One of Poland’s leading social media networks may seem an unlikely battleground in the Scottish independence debate. Yet as activists seek to convince Scotland’s Polish community to vote Tak or Nie on 18 September, Nasza Klasa – Poland’s answer to Facebook with its 13m users – has become just that.
Roughly 7 per cent of Scotland’s population were born abroad, around 370,000 people. With all EU citizens resident in Scotland – as well as those born in qualifying Commonwealth countries – eligible to vote, the foreign born population is a clear target group for both sides of the campaign.
Numbering more than 50,000, the Poles are the single largest group of migrants in the country. “Every single person is important, it doesn’t matter about their nationality or their background. We need to win the referendum by just one vote, so yeah the Polish vote will make a huge difference,” says Maciej Wiczynski, founder of Poles for an Independent Scotland.
As well as running pro-Yes pages on both Nasza Klasa and Facebook, care worker Maciej has spent much of the last year out canvassing and organising meetings – Polish bakeries and churches transformed into makeshift debating chambers play host to prominent politicians. When canvassers come across a house where the occupant doesn’t speak English, campaign literature translated by Maciej is distributed instead.

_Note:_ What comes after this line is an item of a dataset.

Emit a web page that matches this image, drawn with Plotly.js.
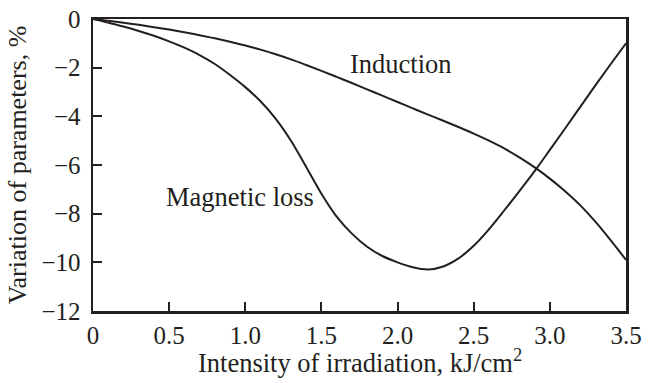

Experience of political upheaval in their homeland colours many Eastern European migrant’s perspective on the current debate. The fallout from the collapse of the Soviet Union led to a series of national separations and these historical antecedents inform attitudes today. The lack of consensus as to how well many of these separations worked out, even decades on, offers little hope to those who believe the coming referendum will resolve the Scottish question for good.

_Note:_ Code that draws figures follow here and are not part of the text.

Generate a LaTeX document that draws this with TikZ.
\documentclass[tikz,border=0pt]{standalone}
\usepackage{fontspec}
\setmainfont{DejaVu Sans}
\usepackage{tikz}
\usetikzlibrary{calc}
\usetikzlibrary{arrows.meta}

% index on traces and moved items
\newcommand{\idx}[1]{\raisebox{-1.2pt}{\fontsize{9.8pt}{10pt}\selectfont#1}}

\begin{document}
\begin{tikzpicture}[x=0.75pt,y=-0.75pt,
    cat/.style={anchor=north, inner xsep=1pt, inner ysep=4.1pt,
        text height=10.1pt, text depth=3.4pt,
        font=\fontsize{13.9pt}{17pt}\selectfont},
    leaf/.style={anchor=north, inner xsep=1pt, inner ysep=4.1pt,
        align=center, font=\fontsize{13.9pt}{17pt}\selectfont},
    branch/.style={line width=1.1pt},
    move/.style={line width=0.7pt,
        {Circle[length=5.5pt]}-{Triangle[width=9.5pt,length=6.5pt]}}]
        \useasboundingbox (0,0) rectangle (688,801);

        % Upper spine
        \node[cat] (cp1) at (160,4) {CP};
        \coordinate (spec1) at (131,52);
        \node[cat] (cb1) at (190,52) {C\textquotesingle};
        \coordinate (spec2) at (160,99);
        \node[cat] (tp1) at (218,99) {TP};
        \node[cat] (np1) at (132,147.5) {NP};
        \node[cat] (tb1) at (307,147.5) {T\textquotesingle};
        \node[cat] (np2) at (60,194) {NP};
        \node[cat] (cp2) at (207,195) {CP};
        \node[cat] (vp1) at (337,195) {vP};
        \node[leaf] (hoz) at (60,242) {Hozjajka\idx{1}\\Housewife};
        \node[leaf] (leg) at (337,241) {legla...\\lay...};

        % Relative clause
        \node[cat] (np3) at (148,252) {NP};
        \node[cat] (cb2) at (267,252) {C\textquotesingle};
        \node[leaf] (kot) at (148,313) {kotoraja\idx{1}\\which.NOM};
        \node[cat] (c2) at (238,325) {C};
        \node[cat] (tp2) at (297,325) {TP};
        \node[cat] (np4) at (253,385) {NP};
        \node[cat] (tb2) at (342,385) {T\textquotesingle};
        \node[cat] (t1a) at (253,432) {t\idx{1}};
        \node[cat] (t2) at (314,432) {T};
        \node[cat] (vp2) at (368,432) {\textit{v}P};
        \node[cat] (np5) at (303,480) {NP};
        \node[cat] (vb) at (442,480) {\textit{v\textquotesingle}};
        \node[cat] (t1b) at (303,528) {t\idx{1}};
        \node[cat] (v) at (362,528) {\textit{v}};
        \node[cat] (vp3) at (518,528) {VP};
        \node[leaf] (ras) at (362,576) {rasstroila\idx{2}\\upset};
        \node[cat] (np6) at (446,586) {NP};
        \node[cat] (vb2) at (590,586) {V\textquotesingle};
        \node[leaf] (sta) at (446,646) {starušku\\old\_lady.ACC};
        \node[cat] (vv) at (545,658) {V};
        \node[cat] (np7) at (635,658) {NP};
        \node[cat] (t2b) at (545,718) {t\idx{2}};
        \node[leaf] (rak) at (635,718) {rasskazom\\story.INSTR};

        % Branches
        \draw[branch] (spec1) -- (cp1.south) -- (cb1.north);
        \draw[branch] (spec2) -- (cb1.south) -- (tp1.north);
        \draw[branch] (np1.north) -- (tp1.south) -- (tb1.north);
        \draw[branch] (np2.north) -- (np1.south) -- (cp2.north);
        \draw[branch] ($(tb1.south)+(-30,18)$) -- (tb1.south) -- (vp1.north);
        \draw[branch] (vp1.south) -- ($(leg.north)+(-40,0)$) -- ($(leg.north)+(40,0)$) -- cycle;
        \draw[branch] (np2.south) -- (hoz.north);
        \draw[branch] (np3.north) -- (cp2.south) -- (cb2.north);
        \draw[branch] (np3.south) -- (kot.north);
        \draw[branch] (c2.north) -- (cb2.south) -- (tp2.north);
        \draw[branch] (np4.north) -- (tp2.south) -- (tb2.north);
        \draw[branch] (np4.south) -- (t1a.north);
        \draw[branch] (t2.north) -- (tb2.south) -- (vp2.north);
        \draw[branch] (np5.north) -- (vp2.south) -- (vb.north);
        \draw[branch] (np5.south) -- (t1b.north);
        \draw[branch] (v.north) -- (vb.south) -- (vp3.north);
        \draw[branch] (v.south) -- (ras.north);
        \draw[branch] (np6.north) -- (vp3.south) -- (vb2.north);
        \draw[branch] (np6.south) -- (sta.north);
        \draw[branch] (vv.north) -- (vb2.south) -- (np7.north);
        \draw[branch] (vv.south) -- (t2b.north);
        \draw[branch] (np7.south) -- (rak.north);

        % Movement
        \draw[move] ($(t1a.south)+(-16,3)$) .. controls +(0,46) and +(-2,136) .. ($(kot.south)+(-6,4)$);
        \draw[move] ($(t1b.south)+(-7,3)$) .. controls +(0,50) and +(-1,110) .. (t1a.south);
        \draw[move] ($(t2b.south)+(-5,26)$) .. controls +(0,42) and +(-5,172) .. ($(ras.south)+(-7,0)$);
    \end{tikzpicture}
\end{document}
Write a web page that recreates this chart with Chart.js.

Take for example Vladimir Prochazka, a Slovakian physicist based at the University of Edinburgh. Witnessing the effects of Czechoslovakia’s break-up first hand has set him firmly against the idea of independence. “So we split up in two, and I can tell you that it’s not good for, usually not good for one of them, which is the smaller one, because then the smaller one has to create the new government, new army, new infrastructure. Everything, from more or less scratch,” he says.

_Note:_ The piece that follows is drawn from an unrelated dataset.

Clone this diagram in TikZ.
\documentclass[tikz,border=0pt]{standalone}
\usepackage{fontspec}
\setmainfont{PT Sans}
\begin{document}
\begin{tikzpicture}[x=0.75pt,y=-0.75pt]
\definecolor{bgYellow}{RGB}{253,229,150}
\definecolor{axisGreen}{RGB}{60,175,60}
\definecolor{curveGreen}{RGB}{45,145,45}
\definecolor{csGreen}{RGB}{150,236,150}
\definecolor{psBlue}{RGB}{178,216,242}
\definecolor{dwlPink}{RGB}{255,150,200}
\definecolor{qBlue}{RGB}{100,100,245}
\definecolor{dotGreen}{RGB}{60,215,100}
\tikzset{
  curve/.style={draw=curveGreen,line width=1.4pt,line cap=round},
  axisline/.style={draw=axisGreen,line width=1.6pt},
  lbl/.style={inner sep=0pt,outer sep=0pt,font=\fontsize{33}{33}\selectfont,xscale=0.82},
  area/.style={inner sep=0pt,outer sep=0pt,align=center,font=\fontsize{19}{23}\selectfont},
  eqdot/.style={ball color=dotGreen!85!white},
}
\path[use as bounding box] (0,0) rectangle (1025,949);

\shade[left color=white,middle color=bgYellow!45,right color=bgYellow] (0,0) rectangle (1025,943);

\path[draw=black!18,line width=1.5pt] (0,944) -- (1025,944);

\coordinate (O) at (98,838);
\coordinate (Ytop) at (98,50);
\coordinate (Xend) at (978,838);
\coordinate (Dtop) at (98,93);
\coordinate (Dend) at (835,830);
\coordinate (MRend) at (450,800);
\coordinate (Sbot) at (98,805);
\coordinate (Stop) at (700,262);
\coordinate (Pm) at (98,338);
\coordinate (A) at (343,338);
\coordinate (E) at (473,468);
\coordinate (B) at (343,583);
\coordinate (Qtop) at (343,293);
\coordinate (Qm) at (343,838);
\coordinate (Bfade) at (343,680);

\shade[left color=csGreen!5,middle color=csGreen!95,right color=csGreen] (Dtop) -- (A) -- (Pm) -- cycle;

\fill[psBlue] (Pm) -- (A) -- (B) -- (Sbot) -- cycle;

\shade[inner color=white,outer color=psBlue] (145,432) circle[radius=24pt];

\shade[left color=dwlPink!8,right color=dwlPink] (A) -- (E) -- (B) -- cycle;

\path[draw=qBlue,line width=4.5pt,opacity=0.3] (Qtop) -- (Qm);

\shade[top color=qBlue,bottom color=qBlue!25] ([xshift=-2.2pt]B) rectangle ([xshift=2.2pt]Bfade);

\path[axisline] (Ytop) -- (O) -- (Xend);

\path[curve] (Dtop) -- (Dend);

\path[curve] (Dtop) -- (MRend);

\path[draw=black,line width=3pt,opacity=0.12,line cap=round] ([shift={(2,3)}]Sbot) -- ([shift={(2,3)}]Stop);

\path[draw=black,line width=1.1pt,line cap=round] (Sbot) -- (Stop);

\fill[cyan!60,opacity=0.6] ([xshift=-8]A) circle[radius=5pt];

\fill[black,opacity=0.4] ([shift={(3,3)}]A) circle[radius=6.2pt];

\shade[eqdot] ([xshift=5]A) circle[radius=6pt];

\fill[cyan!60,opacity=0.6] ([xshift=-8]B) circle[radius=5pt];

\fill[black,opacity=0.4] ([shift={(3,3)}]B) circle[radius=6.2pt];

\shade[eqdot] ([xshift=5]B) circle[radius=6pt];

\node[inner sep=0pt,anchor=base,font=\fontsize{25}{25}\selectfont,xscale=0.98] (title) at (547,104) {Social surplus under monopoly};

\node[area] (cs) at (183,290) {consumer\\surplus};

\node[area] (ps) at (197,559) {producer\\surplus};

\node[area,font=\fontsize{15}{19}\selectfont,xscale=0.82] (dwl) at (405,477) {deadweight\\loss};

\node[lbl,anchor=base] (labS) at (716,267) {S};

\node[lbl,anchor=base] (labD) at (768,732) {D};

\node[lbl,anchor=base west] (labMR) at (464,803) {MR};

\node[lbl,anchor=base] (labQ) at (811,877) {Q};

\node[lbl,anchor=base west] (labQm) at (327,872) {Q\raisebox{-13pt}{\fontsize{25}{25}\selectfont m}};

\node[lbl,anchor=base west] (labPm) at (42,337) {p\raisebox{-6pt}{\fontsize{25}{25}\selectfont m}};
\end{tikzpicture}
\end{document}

“And that costs money. Also there is a lot of. . . there is a lot of disorder when things like that happen. It’s not going to contribute very positively,” he concludes.
From the other side of that separation comes a very different point of view. Tamara Stupalova grew up in the Czech Republic: “So it was really Slovakia wanting to split despite the fact that Slovakia is smaller and a little economically less well off, but I guess that’s where the nationalist spirit played out more of a role.”
Asked if Slovakia’s experience offers a cautionary tale for those tempted to vote Yes, she says: “I don’t think that’s necessarily true, I think small nations can do equally well, that sometimes they can do even better. I think in terms of Scotland, disconnecting from Westminster could be a lot better.”
Tamara now lives in Edinburgh’s leafy Marchmont neighbourhood. With its dense student population, trendy coffee shops and bicycle co-operatives, the prevalence of Yes sentiment in the area is unsurprising. The flat windows down Marchmont Road boast 10 Yes posters to two No.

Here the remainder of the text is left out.